# [What you have to do]
Once the pictures are set aside, transcribe the remaining data exactly.

# [Data lines]
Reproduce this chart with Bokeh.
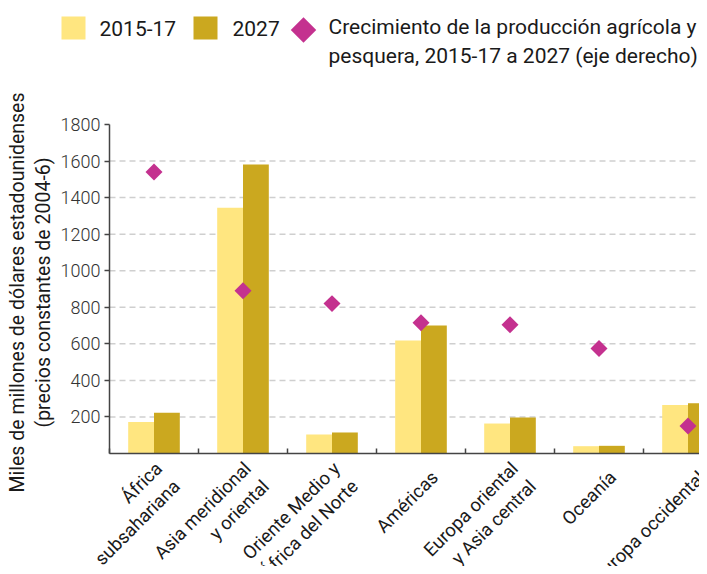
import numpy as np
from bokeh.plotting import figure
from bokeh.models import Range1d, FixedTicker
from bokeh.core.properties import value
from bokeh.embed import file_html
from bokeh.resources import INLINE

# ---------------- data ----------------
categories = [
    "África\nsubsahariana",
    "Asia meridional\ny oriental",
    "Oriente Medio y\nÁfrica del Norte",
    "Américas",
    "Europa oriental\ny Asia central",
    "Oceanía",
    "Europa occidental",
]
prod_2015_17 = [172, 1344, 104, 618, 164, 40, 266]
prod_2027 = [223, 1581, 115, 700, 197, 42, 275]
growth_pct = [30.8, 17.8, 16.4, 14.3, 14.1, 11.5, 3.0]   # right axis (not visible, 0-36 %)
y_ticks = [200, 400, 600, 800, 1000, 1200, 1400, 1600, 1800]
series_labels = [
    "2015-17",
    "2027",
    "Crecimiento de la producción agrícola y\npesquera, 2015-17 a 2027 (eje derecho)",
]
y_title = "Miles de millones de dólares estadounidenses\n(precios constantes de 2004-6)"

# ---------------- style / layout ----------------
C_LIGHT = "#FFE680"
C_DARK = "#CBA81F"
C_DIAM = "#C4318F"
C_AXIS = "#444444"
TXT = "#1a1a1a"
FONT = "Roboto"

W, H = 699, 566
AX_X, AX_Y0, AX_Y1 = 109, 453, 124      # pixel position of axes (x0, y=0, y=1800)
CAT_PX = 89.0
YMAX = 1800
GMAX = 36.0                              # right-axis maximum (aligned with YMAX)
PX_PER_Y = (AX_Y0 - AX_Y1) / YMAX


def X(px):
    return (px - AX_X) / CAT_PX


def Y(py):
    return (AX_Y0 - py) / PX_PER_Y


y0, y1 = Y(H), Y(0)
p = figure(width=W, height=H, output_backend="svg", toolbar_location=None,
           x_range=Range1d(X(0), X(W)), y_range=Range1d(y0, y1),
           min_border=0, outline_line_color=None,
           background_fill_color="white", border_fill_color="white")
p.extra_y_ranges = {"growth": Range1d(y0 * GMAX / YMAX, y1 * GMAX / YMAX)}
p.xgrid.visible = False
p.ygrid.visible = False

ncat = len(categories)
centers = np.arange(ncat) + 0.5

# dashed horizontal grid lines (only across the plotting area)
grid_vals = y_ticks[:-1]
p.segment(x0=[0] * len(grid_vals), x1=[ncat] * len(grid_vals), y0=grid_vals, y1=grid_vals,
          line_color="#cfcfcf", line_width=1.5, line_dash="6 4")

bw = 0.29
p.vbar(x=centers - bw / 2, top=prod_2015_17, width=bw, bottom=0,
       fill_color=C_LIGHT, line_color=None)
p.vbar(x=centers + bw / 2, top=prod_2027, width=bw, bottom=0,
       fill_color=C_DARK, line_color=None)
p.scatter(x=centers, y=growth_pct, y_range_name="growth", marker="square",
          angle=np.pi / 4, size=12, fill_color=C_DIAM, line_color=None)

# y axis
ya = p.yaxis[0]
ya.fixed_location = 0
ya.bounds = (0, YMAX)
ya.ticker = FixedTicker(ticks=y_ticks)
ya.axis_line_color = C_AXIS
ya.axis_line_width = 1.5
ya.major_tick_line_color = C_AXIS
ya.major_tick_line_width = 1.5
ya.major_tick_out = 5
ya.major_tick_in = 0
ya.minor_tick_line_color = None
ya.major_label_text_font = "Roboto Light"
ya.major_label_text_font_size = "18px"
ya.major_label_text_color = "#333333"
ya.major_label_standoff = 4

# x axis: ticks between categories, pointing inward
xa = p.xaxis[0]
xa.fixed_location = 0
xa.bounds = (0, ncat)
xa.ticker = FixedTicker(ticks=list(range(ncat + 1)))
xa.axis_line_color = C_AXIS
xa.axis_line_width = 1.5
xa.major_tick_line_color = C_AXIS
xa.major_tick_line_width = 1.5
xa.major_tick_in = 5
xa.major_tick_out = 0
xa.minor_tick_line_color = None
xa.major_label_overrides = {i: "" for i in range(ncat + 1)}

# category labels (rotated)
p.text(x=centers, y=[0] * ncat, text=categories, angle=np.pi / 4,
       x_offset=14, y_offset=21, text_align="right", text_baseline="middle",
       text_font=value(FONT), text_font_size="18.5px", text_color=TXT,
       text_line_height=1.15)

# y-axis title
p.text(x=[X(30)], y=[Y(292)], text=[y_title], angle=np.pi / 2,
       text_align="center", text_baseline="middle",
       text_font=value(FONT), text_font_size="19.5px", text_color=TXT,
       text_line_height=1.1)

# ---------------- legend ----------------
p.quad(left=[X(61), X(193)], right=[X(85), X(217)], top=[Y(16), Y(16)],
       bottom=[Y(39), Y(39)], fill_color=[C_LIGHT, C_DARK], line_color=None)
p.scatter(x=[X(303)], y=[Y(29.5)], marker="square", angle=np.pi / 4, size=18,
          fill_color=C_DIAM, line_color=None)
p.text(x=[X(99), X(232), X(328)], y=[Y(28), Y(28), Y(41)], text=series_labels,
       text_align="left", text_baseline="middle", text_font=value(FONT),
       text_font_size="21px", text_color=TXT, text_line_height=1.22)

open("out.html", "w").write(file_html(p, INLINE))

# [Task result]
Reproduce this chart with Bokeh.
import numpy as np
from bokeh.plotting import figure
from bokeh.models import Range1d, FixedTicker
from bokeh.core.properties import value
from bokeh.embed import file_html
from bokeh.resources import INLINE

# ---------------- data ----------------
categories = [
    "África\nsubsahariana",
    "Asia meridional\ny oriental",
    "Oriente Medio y\nÁfrica del Norte",
    "Américas",
    "Europa oriental\ny Asia central",
    "Oceanía",
    "Europa occidental",
]
prod_2015_17 = [172, 1344, 104, 618, 164, 40, 266]
prod_2027 = [223, 1581, 115, 700, 197, 42, 275]
growth_pct = [30.8, 17.8, 16.4, 14.3, 14.1, 11.5, 3.0]   # right axis (not visible, 0-36 %)
y_ticks = [200, 400, 600, 800, 1000, 1200, 1400, 1600, 1800]
series_labels = [
    "2015-17",
    "2027",
    "Crecimiento de la producción agrícola y\npesquera, 2015-17 a 2027 (eje derecho)",
]
y_title = "Miles de millones de dólares estadounidenses\n(precios constantes de 2004-6)"

# ---------------- style / layout ----------------
C_LIGHT = "#FFE680"
C_DARK = "#CBA81F"
C_DIAM = "#C4318F"
C_AXIS = "#444444"
TXT = "#1a1a1a"
FONT = "Roboto"

W, H = 699, 566
AX_X, AX_Y0, AX_Y1 = 109, 453, 124      # pixel position of axes (x0, y=0, y=1800)
CAT_PX = 89.0
YMAX = 1800
GMAX = 36.0                              # right-axis maximum (aligned with YMAX)
PX_PER_Y = (AX_Y0 - AX_Y1) / YMAX


def X(px):
    return (px - AX_X) / CAT_PX


def Y(py):
    return (AX_Y0 - py) / PX_PER_Y


y0, y1 = Y(H), Y(0)
p = figure(width=W, height=H, output_backend="svg", toolbar_location=None,
           x_range=Range1d(X(0), X(W)), y_range=Range1d(y0, y1),
           min_border=0, outline_line_color=None,
           background_fill_color="white", border_fill_color="white")
p.extra_y_ranges = {"growth": Range1d(y0 * GMAX / YMAX, y1 * GMAX / YMAX)}
p.xgrid.visible = False
p.ygrid.visible = False

ncat = len(categories)
centers = np.arange(ncat) + 0.5

# dashed horizontal grid lines (only across the plotting area)
grid_vals = y_ticks[:-1]
p.segment(x0=[0] * len(grid_vals), x1=[ncat] * len(grid_vals), y0=grid_vals, y1=grid_vals,
          line_color="#cfcfcf", line_width=1.5, line_dash="6 4")

bw = 0.29
p.vbar(x=centers - bw / 2, top=prod_2015_17, width=bw, bottom=0,
       fill_color=C_LIGHT, line_color=None)
p.vbar(x=centers + bw / 2, top=prod_2027, width=bw, bottom=0,
       fill_color=C_DARK, line_color=None)
p.scatter(x=centers, y=growth_pct, y_range_name="growth", marker="square",
          angle=np.pi / 4, size=12, fill_color=C_DIAM, line_color=None)

# y axis
ya = p.yaxis[0]
ya.fixed_location = 0
ya.bounds = (0, YMAX)
ya.ticker = FixedTicker(ticks=y_ticks)
ya.axis_line_color = C_AXIS
ya.axis_line_width = 1.5
ya.major_tick_line_color = C_AXIS
ya.major_tick_line_width = 1.5
ya.major_tick_out = 5
ya.major_tick_in = 0
ya.minor_tick_line_color = None
ya.major_label_text_font = "Roboto Light"
ya.major_label_text_font_size = "18px"
ya.major_label_text_color = "#333333"
ya.major_label_standoff = 4

# x axis: ticks between categories, pointing inward
xa = p.xaxis[0]
xa.fixed_location = 0
xa.bounds = (0, ncat)
xa.ticker = FixedTicker(ticks=list(range(ncat + 1)))
xa.axis_line_color = C_AXIS
xa.axis_line_width = 1.5
xa.major_tick_line_color = C_AXIS
xa.major_tick_line_width = 1.5
xa.major_tick_in = 5
xa.major_tick_out = 0
xa.minor_tick_line_color = None
xa.major_label_overrides = {i: "" for i in range(ncat + 1)}

# category labels (rotated)
p.text(x=centers, y=[0] * ncat, text=categories, angle=np.pi / 4,
       x_offset=14, y_offset=21, text_align="right", text_baseline="middle",
       text_font=value(FONT), text_font_size="18.5px", text_color=TXT,
       text_line_height=1.15)

# y-axis title
p.text(x=[X(30)], y=[Y(292)], text=[y_title], angle=np.pi / 2,
       text_align="center", text_baseline="middle",
       text_font=value(FONT), text_font_size="19.5px", text_color=TXT,
       text_line_height=1.1)

# ---------------- legend ----------------
p.quad(left=[X(61), X(193)], right=[X(85), X(217)], top=[Y(16), Y(16)],
       bottom=[Y(39), Y(39)], fill_color=[C_LIGHT, C_DARK], line_color=None)
p.scatter(x=[X(303)], y=[Y(29.5)], marker="square", angle=np.pi / 4, size=18,
          fill_color=C_DIAM, line_color=None)
p.text(x=[X(99), X(232), X(328)], y=[Y(28), Y(28), Y(41)], text=series_labels,
       text_align="left", text_baseline="middle", text_font=value(FONT),
       text_font_size="21px", text_color=TXT, text_line_height=1.22)

open("out.html", "w").write(file_html(p, INLINE))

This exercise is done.